Par un discours nationaliste identitaire exacerbé, elles détournent les tensions internes de leurs sociétés vers une agressivité externe dont on voit les manifestations partout à travers le monde. L’affichage militaire est permanent, accompagné d’un grignotage par tous les canaux d’agression et d’influence possibles.
On retrouve le même type de processus dans des régimes dictatoriaux de plus petite envergure comme les régimes communistes cubains ou vietnamiens, qui détruisent toute velléité d’expression libre de leurs populations, ou le régime militaire birman qui n’hésite pas à massacrer ses citoyens pour maintenir sa caste au pouvoir.

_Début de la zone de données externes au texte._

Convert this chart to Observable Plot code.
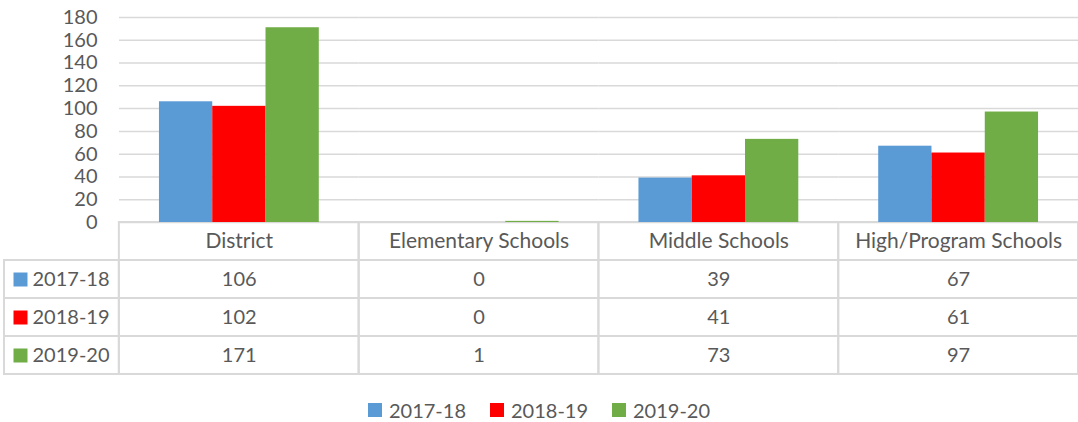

Les émeutes qui ont secoué le Kazakhstan ces jours derniers viennent mettre le projecteur sur une zone géographique particulièrement opaque, celle des cinq républiques d’Asie centrale ex-soviétique enfermées dans des dictatures où s’exacerbe le culte de la personnalité depuis l’éclatement de l’URSS. Soumis aux pressions contradictoires du renouveau de l’Islam après la longue glaciation soviétique et aux jeux d’influences de tous leurs voisins, Iran, Turquie, mais surtout Russie et Chine, cet espace géographique est l’une des grandes zones de fragilité et d’affrontements potentiels de l’avenir.
Tous ces exemples montrent à l’évidence l’ampleur de la vague totalitaire qui déferle partout sur la planète. Elle affiche la volonté de puissance des oligarchies qui dirigent chacun de ces Etats. Elles veulent imposer leur modèle totalitaire, leur puissance et leur suzeraineté à un maximum de territoires en affichant le plus profond mépris pour les valeurs de la démocratie libérale et les pays qui les défendent.
L’ultimatum lancé à l’occident par la Russie poutinienne, tout comme les menaces renouvelées contre la démocratie taïwanaise et les multiples actions chinoises à travers le monde, sont tout à fait révélateurs de cette volonté agressive.
Face à cette situation et à l’alliance de plus en plus évidente des régimes totalitaires, les démocraties doivent faire front. Et on mesure tous les jours leur faiblesse et leur difficulté à prendre conscience de l’ampleur de la menace. L’absence de l’Europe est à cet égard, dramatique. Comment peut-on imaginer qu’un débat sur la situation de l’Ukraine et la sécurité de l’Europe face à l’expansionnisme russe se tienne entre le président des Etats-Unis d’Amérique et le dictateur russe sans la présence d’un européen ? Où est le président(e) de l’Europe ? Ni le président français, ni le chancelier allemand, ni le premier ministre britannique ne sont présents ! Quelle meilleure image de notre faiblesse et de notre incurie ! Il nous faut à l’évidence de toute urgence un président de l’Europe capable de défendre nos intérêts et nos valeurs à la table des dirigeants du monde et une force militaire capable de soutenir nos positions si nécessaire. C’est le sujet majeur de notre débat politique. Sans cela nous serons emportés par la déferlante totalitaire qui fera disparaître le système de liberté qui a été bâti depuis deux siècles et qui est le seul capable de répondre aux défis planétaires que nous devons affronter.